More often than not a slower pace makes for more precise and expansive learning opportunities and it is the observant athletes are taking the time to better feel into their bodies and observe their own inner body dynamics that succeed in the end.

Beck Rogers touches upon how to best find one’s ideal pace when first starting out.

For intermediate and advanced climbers, speed can also be used to enhance your climbing ability! Strength put into finger holds is not infinite; we have a limited amount of time that we are able to hold on and that is best not wasted on inefficient, plodding ascent.

What does “inefficient” mean you ask? Avoid touching holds more than once. Avoid readjusting your fingers on the hold. To do so reflects lack of decision and deliberation. Rock climbing is about the decision.

It is about seeing what’s before you and making quick, accurate and dynamic decisions about which line you choose to follow upwards.

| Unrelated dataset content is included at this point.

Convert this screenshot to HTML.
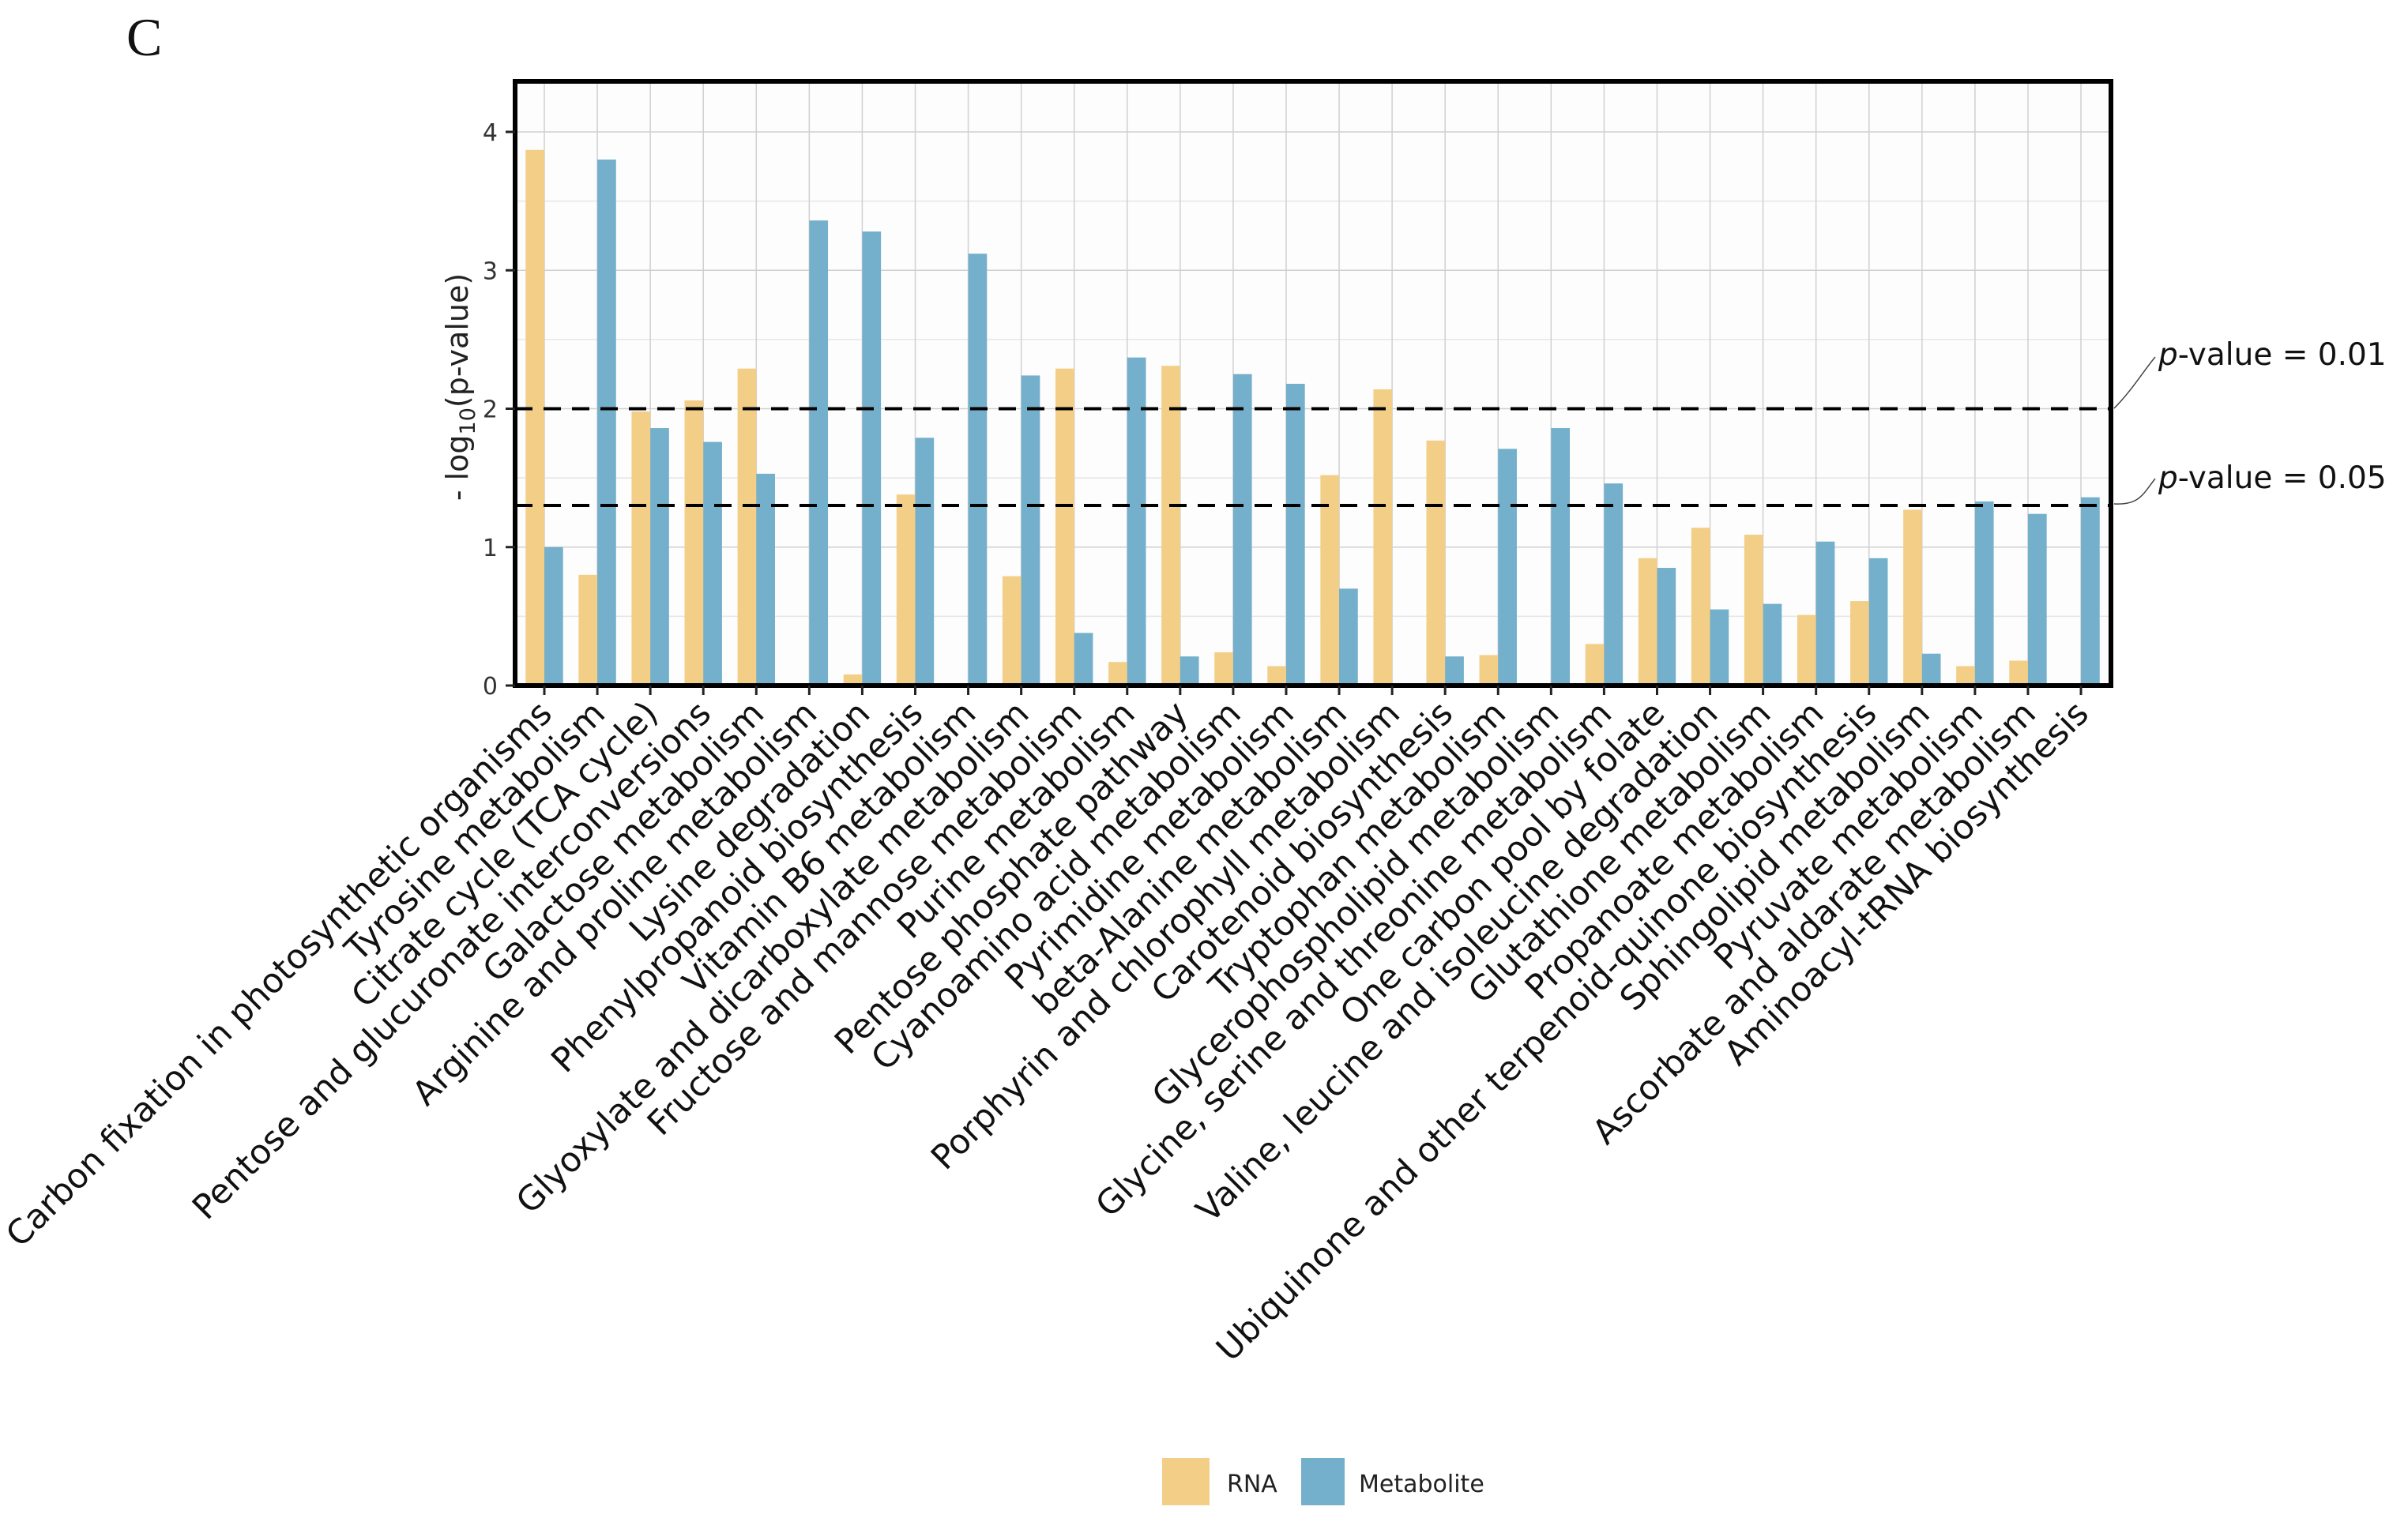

It’s about choosing the right holds and placing your hands and feet deliberately and accurately the first time.

When you rest, rest deliberately, and when you’re climbing, climb deliberately. Streamline your thought processes. Avoid indecisiveness.

Commit to your decisions each and every time and make the best use of your strength endurance to go cover the most distance you can in the least amount of time.

Matt Lloyd of Mountain Strong Denver goes in-depth on mastering your climbing speed.

There are very few activities that develop the entire body and muscles we never even knew we had, and require such tremendous mental and physical flexibility, dynamism, and endurance.

Although done most often in pairs, it can also be a very solitary pursuit, as well as one that requires tremendous trust.

Awareness of subtlety and balancing potential vs. limitations are also in high demand.

In short, there’s nothing like getting to know yourself through rock climbing. We hope that your pursuits in it bring you growth, excitement, and contentment.